İnsan, yaratıldığından ve toplu yaşama geçtiğinden beri köyler, kasabalar, şehirler kurmuş; önce küçük koloniler, kavimler hâlinde, sonra geliştirdiği medeniyetlerde daha iyi ve rahat bir yaşam için arayışlarını hiç bırakmamıştır. Gerek eski kavimlerde gerek günümüz toplumlarında bir elit sınıf ve orta sınıf vardır. Yoksul sınıf ise ekonomik olarak alt kesimdir. Bu durum Avrupa’da da böyledir, dünyanın pek çok yerinde de.
Tarihimize baktığımızda, Selçuklu ve Osmanlı’da elit ve zengin sınıfın yoksulu koruduğunu, konaklarında misafir ettiğini, sofralarına oturttuğunu, yardım vakıfları kurduğunu görüyoruz. Kimseyi incitmeden yardım elini ihtiyaç sahiplerinden çekmemişlerdir. Ülkemizin bazı yerlerinde sadaka taşları hâlâ vardır. Zenginler oraya para koyar, ihtiyaç sahipleri ise yalnızca ihtiyaçları kadar alırdı. (Şimdi ise askıda ekmek sadakasını ihtiyaç sahibi olmayanlar alabiliyor, ne büyük tezat!)
Peki, ne değişti? Kanaatimce o dönemin zenginleri, servetin ve varlığın geçici olduğunu, o servette yoksulların da hakkı bulunduğunu biliyorlardı. Yoksullar ise kanaatkâr ve tevekküllüydü. Hüseyin Rahmi Gürpınar kitaplarında bu yaşamı güzel resmeder. Nalıncı Baba’nın yalnızca Yaradan’ın rızasını kazanmak için yaşadığını tasavvufî bir anlayışla okuyoruz.
Günümüzde insanlar, zenginlik ve güç elde edebilmek için çılgın bir yarış içinde. Sanırım şu düşünceden yoksunuz: Bilinçaltımızda hep bu dünyada yaşayacağımız inancı hâkim. “Güç bende olmalı, kimseyi düşünmüyorum” düşüncesi baskın. Şunu da belirtelim; sahtekârlık insanları güvensizliğe itiyor. Her yerde bir dilenci var; ancak çoğu aslında gerçek ihtiyaç sahibi değil, duygu sömürüsüyle kazanç sağlıyorlar. Bunlara medyada ve gazetelerin üçüncü sayfa haberlerinde sıkça rastlıyoruz.
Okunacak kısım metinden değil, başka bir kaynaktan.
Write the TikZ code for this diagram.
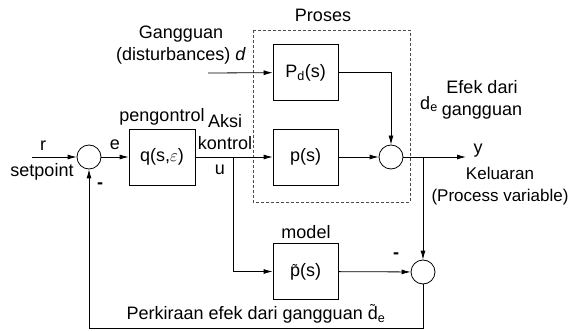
\documentclass[tikz,border=0pt]{standalone}
\usepackage{fontspec}
\setmainfont{Liberation Sans}
\usetikzlibrary{arrows.meta}
\newcommand{\gelombang}[2]{\setbox0\hbox{#2}\rlap{\hbox to\wd0{\hss\raisebox{#1}{\fontsize{14}{14}\selectfont\char"02DC}\hss}}#2}

\begin{document}
\begin{tikzpicture}[
  x=1pt, y=-1pt,
  line width=0.8pt,
  font=\fontsize{18}{22}\selectfont,
  blok/.style={draw,minimum width=65pt,minimum height=56pt,inner sep=0pt},
  sum/.style={circle,draw,minimum size=24pt,inner sep=0pt},
  teks/.style={inner sep=0pt,align=center},
  >={Latex[length=9pt,width=5pt]}
]
\useasboundingbox (0,0) rectangle (570,331);
\draw[dash pattern=on 3pt off 2pt,gray!60!black,line width=0.6pt] (253,30) rectangle (410,202);
\node[teks] (proses) at (323,15) {Proses};

\node[sum] (sr) at (89,157) {};
\node[blok,minimum width=66pt] (q) at (162,157) {q(s,$\varepsilon$)};
\node[blok] (pd) at (305.5,72.5) {P\textsubscript{d}(s)};
\node[blok] (p) at (305.5,157) {p(s)};
\node[blok] (m) at (305.5,271.5) {\gelombang{2pt}{p}(s)};
\node[sum] (s1) at (391,157) {};
\node[sum] (s2) at (423,272) {};

\coordinate (r0) at (32,157);
\coordinate (d0) at (208,73);
\coordinate (u0) at (233,157);
\coordinate (y0) at (423,157);
\coordinate (y1) at (466,157);
\coordinate (b0) at (89,328);

\draw[->] (r0) -- (sr);
\draw[->] (sr) -- (q);
\draw[->] (q) -- (p);
\draw[->] (d0) -- (pd);
\draw[->] (pd) -| (s1);
\draw[->] (p) -- (s1);
\draw[->] (s1) -- (y1);
\draw[->] (y0) -- (s2);
\draw[->] (u0) |- (m);
\draw[->] (m) -- (s2);
\draw[->] (s2) |- (b0) -- (sr);

\node[teks] (gang) at (181,45) {Gangguan\\(disturbances) \textit{d}};
\node[teks] (r) at (43,146) {r};
\node[teks] (setp) at (42,172) {setpoint};
\node[teks] (e) at (115,145) {e};
\node[teks] (min1) at (100,186) {\textbf{-}};
\node[teks] (peng) at (162,117) {pengontrol};
\node[teks] (aksi) at (225,132) {Aksi\\kontrol};
\node[teks] (u) at (220,170) {u};
\node[teks] (de) at (429,104) {d\textsubscript{e}};
\node[teks] (efek) at (482,100) {Efek dari\\gangguan};
\node[teks] (y) at (478,151) {y};
\node[teks,font=\fontsize{17}{22}\selectfont] (kel) at (500,186) {Keluaran\\(Process variable)};
\node[teks] (model) at (306,232) {model};
\node[teks] (min2) at (396,256) {\textbf{-}};
\node[teks] (perk) at (256,314) {Perkiraan efek dari gangguan \gelombang{5pt}{d}\textsubscript{e}};
\end{tikzpicture}
\end{document}
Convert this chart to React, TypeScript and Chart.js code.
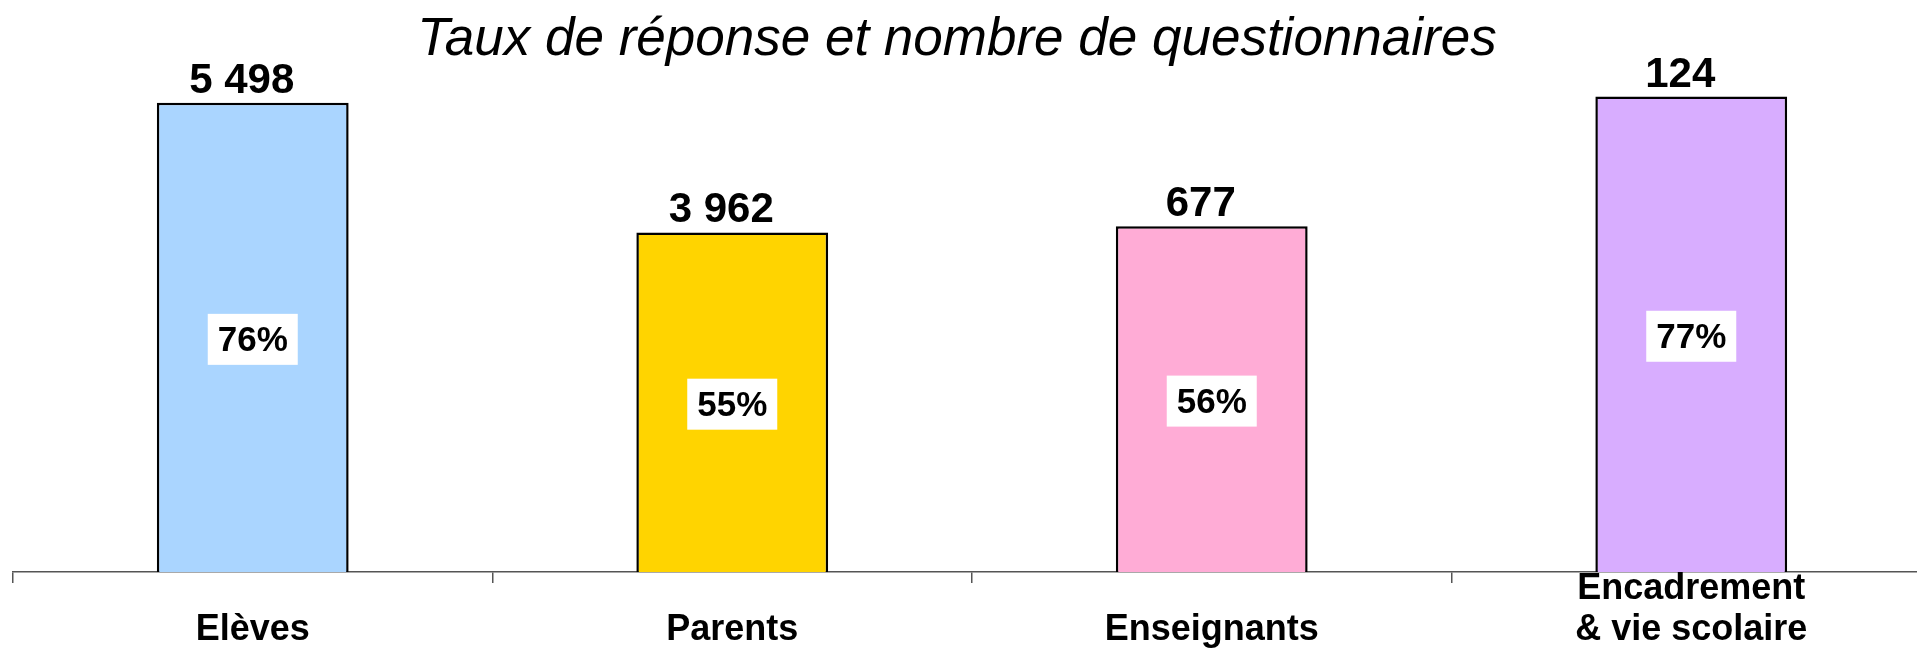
import React, { useEffect, useRef } from "react";
import { Chart, registerables } from "chart.js";

Chart.register(...registerables);

const categoryLines: string[][] = [
  ["", "Elèves"],
  ["", "Parents"],
  ["", "Enseignants"],
  ["Encadrement", "& vie scolaire"],
];
const responseRates = [76, 55, 56, 77];
const questionnaireCounts = [5498, 3962, 677, 124];
const barColors = ["#AAD5FF", "#FFD400", "#FFACD6", "#D8ADFF"];
const chartTitle = "Taux de réponse et nombre de questionnaires";

const FONT = '"Liberation Sans", Arial, Helvetica, sans-serif';

const fmtCount = (n: number) => String(n).replace(/\B(?=(\d{3})+(?!\d))/g, " ");

const overlayPlugin = {
  id: "overlay",
  afterDatasetsDraw(chart: any) {
    const ctx = chart.ctx;
    const meta = chart.getDatasetMeta(0);
    ctx.save();
    // title
    ctx.fillStyle = "#000";
    ctx.font = `italic 53px ${FONT}`;
    ctx.textAlign = "center";
    ctx.textBaseline = "alphabetic";
    ctx.fillText(chartTitle, 957, 55);

    meta.data.forEach((bar: any, i: number) => {
      const { x, y, base } = bar.getProps(["x", "y", "base"], true);
      // count above
      ctx.font = `bold 42px ${FONT}`;
      ctx.fillStyle = "#000";
      ctx.textAlign = "center";
      ctx.textBaseline = "alphabetic";
      ctx.fillText(fmtCount(questionnaireCounts[i]), x - 11, y - 10);
      // percentage box
      const cy = (y + base) / 2 + 2;
      const bw = 90;
      const bh = 51;
      ctx.fillStyle = "#fff";
      ctx.fillRect(x - bw / 2, cy - bh / 2, bw, bh);
      ctx.fillStyle = "#000";
      ctx.font = `bold 35px ${FONT}`;
      ctx.textBaseline = "middle";
      ctx.fillText(`${responseRates[i]}%`, x, cy + 2);
    });
    ctx.restore();
  },
};

export default function App() {
  const ref = useRef<HTMLCanvasElement | null>(null);
  useEffect(() => {
    if (!ref.current) return;
    const chart = new Chart(ref.current, {
      type: "bar",
      data: {
        labels: categoryLines,
        datasets: [
          {
            data: responseRates,
            backgroundColor: barColors,
            borderColor: "#000",
            borderWidth: 2.5,
            barPercentage: 0.4,
            categoryPercentage: 1,
          },
        ],
      },
      options: {
        responsive: false,
        animation: false,
        layout: { padding: { top: 16.25, left: 13, right: 0, bottom: 0 } },
        plugins: {
          legend: { display: false },
          title: { display: false },
          tooltip: { enabled: false },
        },
        scales: {
          x: {
            offset: true,
            grid: {
              offset: true,
              drawOnChartArea: false,
              drawTicks: true,
              tickLength: 11,
              color: "#555",
              lineWidth: 1.5,
            },
            border: { display: true, color: "#555", width: 1.5 },
            ticks: {
              color: "#000",
              padding: -14.5,
              maxRotation: 0,
              autoSkip: false,
              font: { family: FONT, size: 36, weight: "bold", lineHeight: 41 / 36 },
            },
            afterFit(scale: any) {
              scale.height = 77;
            },
          },
          y: {
            display: false,
            min: 0,
            max: 90,
          },
        },
      },
      plugins: [overlayPlugin],
    });
    return () => chart.destroy();
  }, []);

  return (
    <div
      style={{
        position: "fixed",
        left: 0,
        top: 0,
        width: 1917,
        height: 649,
        overflow: "hidden",
        background: "#fff",
      }}
    >
      <canvas ref={ref} width={1931} height={649} style={{ display: "block" }} />
    </div>
  );
}
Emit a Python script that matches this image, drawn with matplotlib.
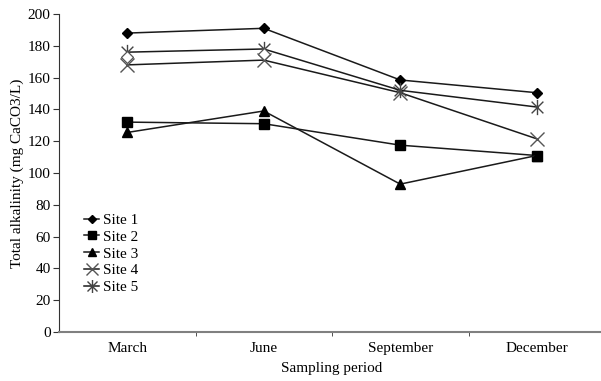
import matplotlib
matplotlib.use("Agg")
import matplotlib.pyplot as plt
from matplotlib.path import Path
import numpy as np

plt.rcParams['font.family'] = ['Liberation Serif', 'DejaVu Serif']

periods = ["March", "June", "September", "December"]
site1 = [188, 191, 158.5, 150.5]
site2 = [132, 131, 117.5, 111]
site3 = [125.5, 139, 93, 111]
site4 = [168, 171, 150.5, 121.5]
site5 = [176, 178, 152, 141.5]
extra_diamond = [173, 175, np.nan, np.nan]
yticks = list(range(0, 201, 20))

star = Path([(-1, -1), (1, 1), (-1, 1), (1, -1), (0, -1.3), (0, 1.3)],
            [Path.MOVETO, Path.LINETO, Path.MOVETO, Path.LINETO, Path.MOVETO, Path.LINETO])

fig = plt.figure(figsize=(6.01, 3.81), dpi=100)
ax = fig.add_axes([59/601, 49/381, 546/601, 318/381])
x = np.arange(len(periods))
lc = '#1a1a1a'
ax.plot(x, site1, color=lc, lw=1.1, marker='D', ms=5, mfc='black', mec='black', label='Site 1')
ax.plot(x, site2, color=lc, lw=1.1, marker='s', ms=7, mfc='black', mec='black', label='Site 2')
ax.plot(x, site3, color=lc, lw=1.1, marker='^', ms=7, mfc='black', mec='black', label='Site 3')
ax.plot(x, site4, color=lc, lw=1.1, marker='x', ms=10, mec='#555555', mew=1.0, label='Site 4')
ax.plot(x, site5, color=lc, lw=1.1, marker=star, ms=11, mec='#444444', mew=1.0, label='Site 5')
ax.plot(x, extra_diamond, ls='none', marker='D', ms=6, mfc='white', mec='#555555', mew=0.9)

ax.set_xlim(-0.5, 3.5)
ax.set_ylim(0, 200)
ax.set_yticks(yticks)
ax.set_xticks(x)
ax.set_xticklabels(periods, fontsize=11)
ax.set_xticks(np.arange(0.5, 3.0, 1.0), minor=True)
ax.tick_params(axis='x', which='major', length=0, pad=7)
ax.tick_params(axis='x', which='minor', length=3, direction='out', color='#333333')
ax.tick_params(axis='y', length=4, direction='out', labelsize=11, color='#333333', pad=2)
for s in ['top', 'right']:
    ax.spines[s].set_visible(False)
ax.spines['bottom'].set_color('#808080')
ax.spines['bottom'].set_linewidth(1.5)
ax.spines['left'].set_color('#333333')
ax.set_xlabel('Sampling period', fontsize=11, labelpad=5)
ax.set_ylabel('Total alkalinity (mg CaCO3/L)', fontsize=11, labelpad=3)

leg = ax.legend(loc='lower left', bbox_to_anchor=(0.035, 0.10), frameon=False, fontsize=11,
                handlelength=1.0, handletextpad=0.2, labelspacing=0.2, borderaxespad=0,
                markerscale=0.85)
fig.savefig('out.png', dpi=100)
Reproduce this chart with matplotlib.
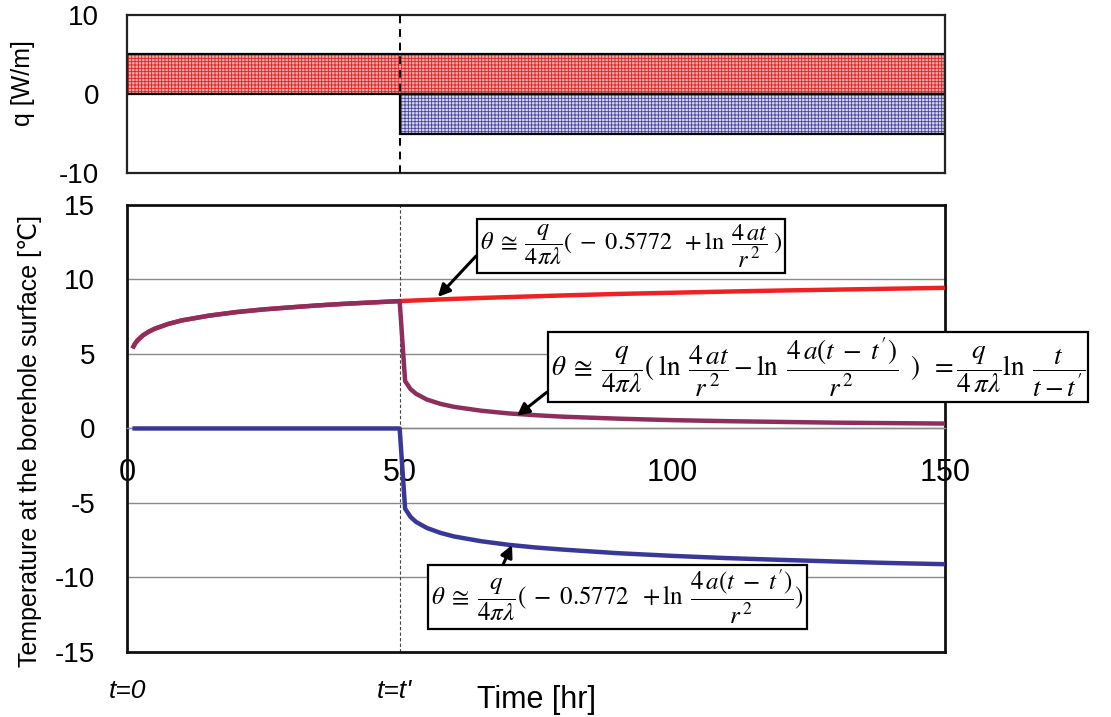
import matplotlib
matplotlib.use("Agg")
import matplotlib.pyplot as plt

plt.rcParams["font.family"] = ["Liberation Sans", "DejaVu Sans"]
plt.rcParams["mathtext.fontset"] = "stix"
plt.rcParams["axes.unicode_minus"] = False
plt.rcParams["hatch.linewidth"] = 0.6

# ---- heat input pulses (top panel) ----
q_start = [0, 50]
q_stop = [150, 150]
q_value = [5, -5]
q_face = ["#f0a8a8", "#d6d6ee"]
q_hatch = ["#e02020", "#44449a"]

t_switch = 50

# ---- borehole surface temperature (bottom panel) ----
# heating period, shared by the continuous-heating and superposed curves
t_on = [1, 1.5, 2, 3, 4, 5, 7.5, 10, 15, 20, 25, 30, 35, 40, 45, 50]
theta_on = [5.38, 5.71, 5.94, 6.27, 6.50, 6.68, 7.01, 7.25, 7.57, 7.81,
            7.99, 8.13, 8.26, 8.37, 8.46, 8.55]

# continuous heating after t'
t_late = [60, 70, 80, 90, 100, 110, 120, 130, 140, 150]
theta_late = [8.70, 8.82, 8.93, 9.03, 9.11, 9.19, 9.26, 9.32, 9.38, 9.44]

# after the heat is switched off at t'
t_off = [51, 52, 53, 55, 57.5, 60, 65, 70, 75, 80, 90, 100, 110, 120, 130, 140, 150]
theta_recovery = [3.18, 2.64, 2.33, 1.94, 1.65, 1.45, 1.19, 1.01, 0.89, 0.79,
                  0.66, 0.56, 0.49, 0.44, 0.39, 0.36, 0.33]
theta_negative = [-5.38, -5.94, -6.27, -6.68, -7.01, -7.25, -7.57, -7.81, -7.99,
                  -8.13, -8.37, -8.55, -8.70, -8.82, -8.93, -9.03, -9.11]

x_ticks = [0, 50, 100, 150]
y_ticks_q = [-10, 0, 10]
y_ticks_t = [-15, -10, -5, 0, 5, 10, 15]

eq_heat = r"$\theta\;\cong\;\dfrac{q}{4\pi\lambda}(\;-\;0.5772\;\;+\ln\;\dfrac{4\,at}{r^{\,2}}\;)$"
eq_super = (r"$\theta\;\cong\;\dfrac{q}{4\pi\lambda}(\;\ln\;\dfrac{4\,at}{r^{\,2}}-\ln\;"
            r"\dfrac{4\,a(t\;-\;t')}{r^{\,2}}\;\;)\;\;=\dfrac{q}{4\,\pi\lambda}\ln\;\dfrac{t}{t-t'}$")
eq_neg = r"$\theta\;\cong\;\dfrac{q}{4\pi\lambda}(\;-\;0.5772\;\;+\ln\;\dfrac{4\,a(t\;-\;t')}{r^{\,2}})$"

RED = "#ee2222"
PURPLE = "#8e2e5c"
BLUE = "#383898"

fig = plt.figure(figsize=(11.11, 7.17), dpi=100)
ax_q = fig.add_axes([0.1143, 0.7587, 0.7363, 0.2204])
ax_t = fig.add_axes([0.1143, 0.0907, 0.7363, 0.6234])

# ---------------- top panel ----------------
for s, e, q, fc, hc in zip(q_start, q_stop, q_value, q_face, q_hatch):
    ax_q.bar(s, q, width=e - s, align="edge", color=fc, edgecolor=hc,
             hatch="+++++", linewidth=0, zorder=1)
    ax_q.bar(s, q, width=e - s, align="edge", fill=False, edgecolor="black",
             linewidth=1.6, zorder=2)
ax_q.axvline(t_switch, color="black", lw=1.4, ls=(0, (4, 3)), zorder=3)
ax_q.set_xlim(0, 150)
ax_q.set_ylim(-10, 10)
ax_q.set_xticks([])
ax_q.set_yticks(y_ticks_q)
ax_q.tick_params(axis="y", length=0, pad=20, labelsize=20)
for sp in ax_q.spines.values():
    sp.set_linewidth(1.6)
    sp.set_color("#222222")
ax_q.set_ylabel("q [W/m]", fontsize=18)
ax_q.yaxis.set_label_coords(-0.1125, 0.57)

# ---------------- bottom panel ----------------
ax_t.plot(t_on + t_late, theta_on + theta_late, color=RED, lw=3.2, zorder=3,
          solid_capstyle="butt")
ax_t.plot(t_on + t_off, theta_on + theta_recovery, color=PURPLE, lw=3.2, zorder=4,
          solid_capstyle="butt")
ax_t.plot(t_on + t_off, [0] * len(t_on) + theta_negative, color=BLUE, lw=3.2,
          zorder=4, solid_capstyle="butt")
ax_t.axvline(t_switch, color="#444444", lw=0.8, ls=(0, (3, 2)), zorder=2)

ax_t.set_xlim(0, 150)
ax_t.set_ylim(-15, 15)
ax_t.set_xticks(x_ticks)
ax_t.set_yticks(y_ticks_t)
ax_t.yaxis.grid(True, color="#8a8a8a", lw=1.0, zorder=0)
ax_t.set_axisbelow(True)
ax_t.spines["bottom"].set_position(("data", 0))
ax_t.spines["bottom"].set_color("#8a8a8a")
ax_t.spines["bottom"].set_linewidth(1.0)
for k in ("left", "right", "top"):
    ax_t.spines[k].set_linewidth(2.0)
    ax_t.spines[k].set_color("#111111")
ax_t.axhline(-15, color="#111111", lw=2.0, clip_on=False, zorder=5)
ax_t.tick_params(axis="x", length=0, pad=21, labelsize=22)
ax_t.tick_params(axis="y", length=0, pad=23, labelsize=20)

ax_t.set_ylabel("Temperature at the borehole surface [\u2103]", fontsize=18)
ax_t.yaxis.set_label_coords(-0.104, 0.472)
ax_t.set_xlabel("Time [hr]", fontsize=22)
ax_t.xaxis.set_label_coords(0.5, -0.075)

ax_t.text(0, -17.6, "t=0", fontsize=19, style="italic", ha="center", va="center",
          clip_on=False)
ax_t.text(49, -17.6, "t=t'", fontsize=19, style="italic", ha="center", va="center",
          clip_on=False)

box = dict(boxstyle="square,pad=0.12", facecolor="white", edgecolor="black", lw=1.6)


def arrow(rel):
    return dict(arrowstyle="-|>", color="black", lw=2.2, mutation_scale=18,
                shrinkA=0, shrinkB=0, relpos=rel)


ax_t.annotate(eq_heat, xy=(57.0, 8.83), xytext=(92.4, 12.25), fontsize=17.5,
              ha="center", va="center", bbox=box, arrowprops=arrow((0.0, 0.37)),
              zorder=6, annotation_clip=False)

ax_t.annotate(eq_super, xy=(71.5, 0.85), xytext=(126.7, 4.13), fontsize=19.5,
              ha="center", va="center", bbox=box, arrowprops=arrow((0.0, 0.15)),
              zorder=6, annotation_clip=False)

ax_t.annotate(eq_neg, xy=(70.6, -7.82), xytext=(89.9, -11.3), fontsize=18,
              ha="center", va="center", bbox=box, arrowprops=arrow((0.19, 1.0)),
              zorder=6, annotation_clip=False)

fig.savefig("out.png", dpi=100)
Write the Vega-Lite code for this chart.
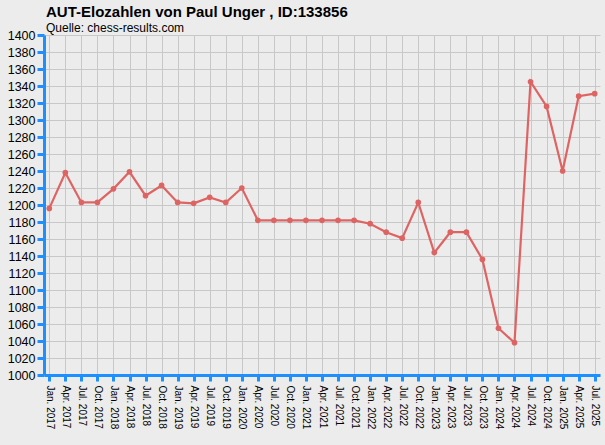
{
  "$schema": "https://vega.github.io/schema/vega-lite/v6.json",
  "autosize": {"type": "none"},
  "padding": {"left": 44, "top": 35, "right": 5, "bottom": 70},
  "width": 556,
  "height": 340,
  "background": "#ECECEC",
  "title": {
    "text": "AUT-Elozahlen von Paul Unger , ID:133856",
    "subtitle": "Quelle: chess-results.com",
    "anchor": "start",
    "frame": "group",
    "font": "Liberation Sans",
    "fontSize": 15,
    "fontWeight": "bold",
    "color": "#000000",
    "subtitleFont": "Liberation Sans",
    "subtitleFontSize": 12,
    "subtitleColor": "#000000",
    "subtitlePadding": 3,
    "offset": -5,
    "dx": 2
  },
  "data": {
    "values": [
      {"q": "Jan. 2017", "elo": 1196},
      {"q": "Apr. 2017", "elo": 1238},
      {"q": "Jul. 2017", "elo": 1203},
      {"q": "Oct. 2017", "elo": 1203},
      {"q": "Jan. 2018", "elo": 1219},
      {"q": "Apr. 2018", "elo": 1239},
      {"q": "Jul. 2018", "elo": 1211},
      {"q": "Oct. 2018", "elo": 1223},
      {"q": "Jan. 2019", "elo": 1203},
      {"q": "Apr. 2019", "elo": 1202},
      {"q": "Jul. 2019", "elo": 1209},
      {"q": "Oct. 2019", "elo": 1203},
      {"q": "Jan. 2020", "elo": 1220},
      {"q": "Apr. 2020", "elo": 1182},
      {"q": "Jul. 2020", "elo": 1182},
      {"q": "Oct. 2020", "elo": 1182},
      {"q": "Jan. 2021", "elo": 1182},
      {"q": "Apr. 2021", "elo": 1182},
      {"q": "Jul. 2021", "elo": 1182},
      {"q": "Oct. 2021", "elo": 1182},
      {"q": "Jan. 2022", "elo": 1178},
      {"q": "Apr. 2022", "elo": 1168},
      {"q": "Jul. 2022", "elo": 1161},
      {"q": "Oct. 2022", "elo": 1203},
      {"q": "Jan. 2023", "elo": 1144},
      {"q": "Apr. 2023", "elo": 1168},
      {"q": "Jul. 2023", "elo": 1168},
      {"q": "Oct. 2023", "elo": 1136},
      {"q": "Jan. 2024", "elo": 1055},
      {"q": "Apr. 2024", "elo": 1038},
      {"q": "Jul. 2024", "elo": 1345},
      {"q": "Oct. 2024", "elo": 1316},
      {"q": "Jan. 2025", "elo": 1240},
      {"q": "Apr. 2025", "elo": 1328},
      {"q": "Jul. 2025", "elo": 1331}
    ]
  },
  "encoding": {
    "x": {
      "field": "q",
      "type": "ordinal",
      "sort": null,
      "scale": {"type": "point", "padding": 0.33},
      "axis": {
        "title": null,
        "labelAngle": 90,
        "labelAlign": "left",
        "labelBaseline": "middle",
        "labelPadding": 4,
        "labelFont": "Liberation Sans",
        "labelFontSize": 10,
        "labelColor": "#000000",
        "tickSize": 6,
        "tickWidth": 3,
        "tickColor": "#1E8FFF",
        "domainColor": "#1E8FFF",
        "domainWidth": 3,
        "grid": true,
        "gridColor": "#C8C8C8",
        "gridWidth": 1,
        "labelOverlap": false
      }
    },
    "y": {
      "field": "elo",
      "type": "quantitative",
      "scale": {"domain": [1000, 1400], "nice": false, "zero": false},
      "axis": {
        "title": null,
        "values": [1000, 1020, 1040, 1060, 1080, 1100, 1120, 1140, 1160, 1180, 1200, 1220, 1240, 1260, 1280, 1300, 1320, 1340, 1360, 1380, 1400],
        "format": "d",
        "labelFont": "Liberation Sans",
        "labelFontSize": 12.5,
        "labelColor": "#000000",
        "labelPadding": 2,
        "tickSize": 7,
        "tickWidth": 3,
        "tickColor": "#1E8FFF",
        "domainColor": "#1E8FFF",
        "domainWidth": 3,
        "grid": true,
        "gridColor": "#C8C8C8",
        "gridWidth": 1,
        "labelOverlap": false
      }
    }
  },
  "layer": [
    {"mark": {"type": "line", "color": "#DE6464", "strokeWidth": 2.2}},
    {"mark": {"type": "point", "filled": true, "color": "#DE6464", "size": 32, "opacity": 1}}
  ],
  "config": {
    "view": {"stroke": null, "fill": "#ECECEC"}
  }
}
O hâlde yardımlarımızı daha bilinçli yapmalı ve takipçi olmalıyız.
Elbette en önemlisi, kendimizi sorgulamak, düzeltmek, yardımsever olmak ve topluma daha entegre bir şekilde yaşamaktır. Atalarımızdan feyz almalıyız. Aksi hâlde “Geçmiş zaman olur ki, hayali cihan değer.” der, hem geçmişe hem de bunu yapabilen toplumlara özenir dururuz.
İnsan, kısa ömrüne her şeyi sığdıramaz. Çok zengin de olsa, sıra dışı istekleri de olsa, nasip bir yere kadardır. Mars’a gitmek için de koştur, Mariana Çukuru’na inmek için de. Ancak her sırrı bilemeyeceği gibi, aşırı hırs ve tamahın kendisine zarar vereceğini de bilmek zorundadır.
Danışmanlık yaptığım ailelerde, villası olan arkadaşlarını kıskanan, X çikolatasını yiyen arkadaşlarına gıpta eden çocuklar ve gençler görüyorum. O hâlde dinî ve kültürel eğitim önce ailede başlamalı, okulda devam etmelidir.
Şunu da belirtmek isterim: Lütfen, toplumdaki her birey zaman zaman ihtiyaç sahibi öğrencilere katkıda bulunsun. Okul yönetimlerinden bu öğrencileri öğrenerek, onları incitmeden bir harçlık verebiliriz. Hastaları, huzurevlerini ve yaşlıları ziyaret edelim, bir hatır soralım. Toplum bilinci böyle gelişir. İnsan olarak bencillik ve hırs duygularımız törpülenirse, daha iyi bir nesille geleceğe güvenle bakabiliriz.